● **REQUIREMENT**
Starting at the first line of the data, print each line verbatim up to and including the line bearing "import * as", omitting pictures.

___ DATA LINES

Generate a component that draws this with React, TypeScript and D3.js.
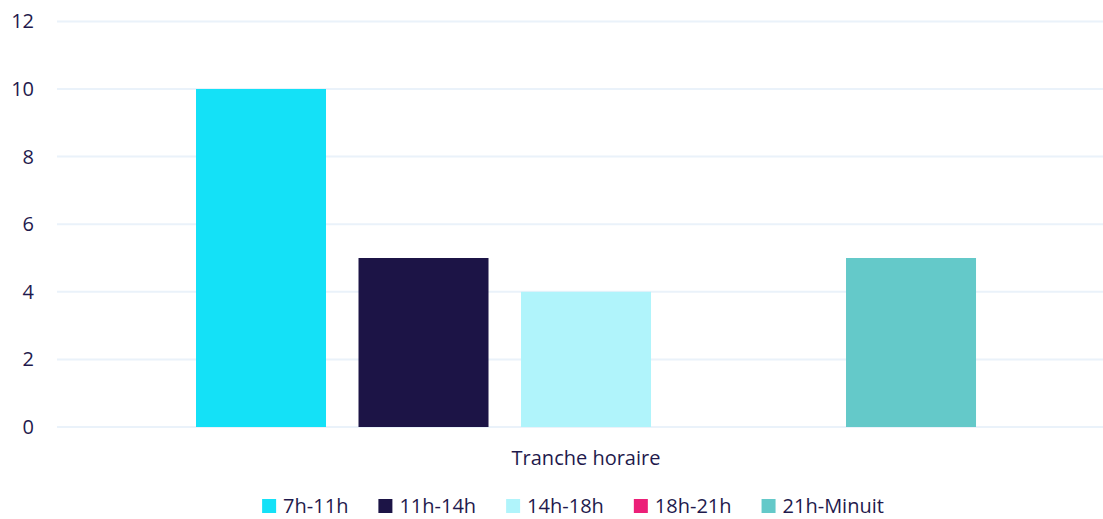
import React, { useRef, useEffect } from "react";
import * as d3 from "d3";

// data
const category = "Tranche horaire";
const series = ["7h-11h", "11h-14h", "14h-18h", "18h-21h", "21h-Minuit"];
const values = [10, 5, 4, 0, 5];
const colors = ["#14E1F7", "#1C1446", "#B0F4FB", "#EC1F78", "#64C9C9"];
const yTicks = [0, 2, 4, 6, 8, 10, 12];

const W = 1103;
const H = 519;
const textColor = "#1F1A4D";
const font = "'Open Sans', sans-serif";

const App = () => {
  const svgRef = useRef<SVGSVGElement>(null);

  useEffect(() => {
    const svg = d3.select(svgRef.current);
    svg.selectAll("*").remove();

    //scales
    const y = d3.scaleLinear().domain([0, 12]).range([427, 21.4]);
    const x0 = d3
      .scaleBand()
      .domain([category])
      .range([57, 1103])
      .paddingInner(0)
      .paddingOuter(0.1705)
      .align(0.5226);
    const x1 = d3
      .scaleBand()
      .domain(series)
      .range([0, x0.bandwidth()])
      .paddingInner(0.2)
      .paddingOuter(0);

    //gridlines
    svg
      .append("g")
      .selectAll("line")
      .data(yTicks)
      .join("line")
      .attr("x1", 57)
      .attr("x2", 1103)
      .attr("y1", (d) => y(d))
      .attr("y2", (d) => y(d))
      .attr("stroke", "#EAF2FA")
      .attr("stroke-width", 2);

    //y labels
    svg
      .append("g")
      .selectAll("text")
      .data(yTicks)
      .join("text")
      .attr("x", 34)
      .attr("y", (d) => y(d))
      .attr("dy", "0.35em")
      .attr("text-anchor", "end")
      .attr("font-family", font)
      .attr("font-size", 20)
      .attr("fill", textColor)
      .text((d) => d);

    //bars
    svg
      .append("g")
      .attr("transform", `translate(${x0(category)},0)`)
      .selectAll("rect")
      .data(values)
      .join("rect")
      .attr("x", (d, i) => x1(series[i])!)
      .attr("y", (d) => y(d))
      .attr("width", x1.bandwidth())
      .attr("height", (d) => y(0) - y(d))
      .attr("fill", (d, i) => colors[i]);

    //category label
    svg
      .append("text")
      .attr("x", x0(category)! + x0.bandwidth() / 2)
      .attr("y", 465)
      .attr("text-anchor", "middle")
      .attr("font-family", font)
      .attr("font-size", 20)
      .attr("fill", textColor)
      .text(category);

    //legend
    const legend = svg.append("g");
    const items = legend
      .selectAll("g")
      .data(series)
      .join("g");
    items
      .append("rect")
      .attr("width", 14)
      .attr("height", 14)
      .attr("y", -7)
      .attr("fill", (d, i) => colors[i]);
    const labels = items
      .append("text")
      .attr("x", 21)
      .attr("dy", "0.35em")
      .attr("font-family", font)
      .attr("font-size", 20)
      .attr("fill", textColor)
      .text((d) => d);

    const gap = 30;
    let pos = 0;
    const offsets: number[] = [];
    labels.each(function () {
      offsets.push(pos);
      pos += 21 + (this as SVGTextElement).getComputedTextLength() + gap;
    });
    const total = pos - gap;
    const start = 573 - total / 2;
    items.attr("transform", (d, i) => `translate(${start + offsets[i]},506)`);
  }, []);

  return (
    <div style={{ position: "fixed", left: 0, top: 0 }}>
      <svg ref={svgRef} width={W} height={H} style={{ display: "block", background: "#fff" }} />
    </div>
  );
};

export default App;
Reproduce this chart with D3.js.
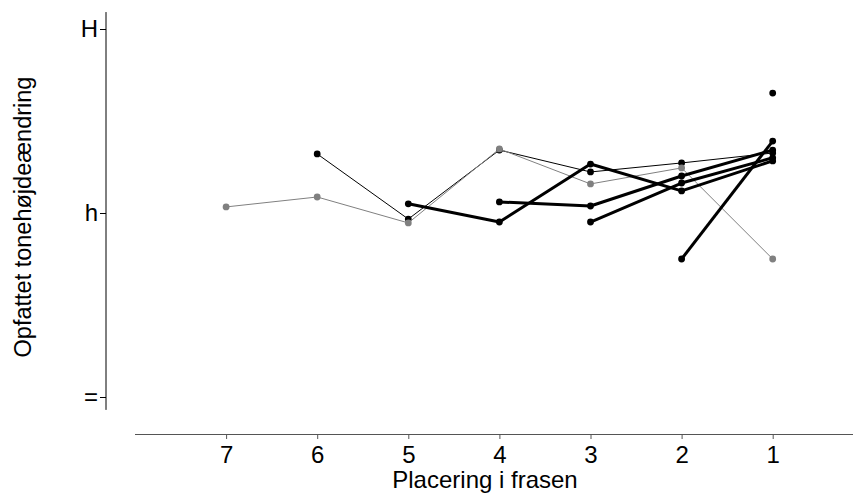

______

● **FINISHED EXERCISE**
Generate a component that draws this with React, TypeScript and D3.js.
import React, { useRef, useEffect } from "react";
import * as d3 from "d3";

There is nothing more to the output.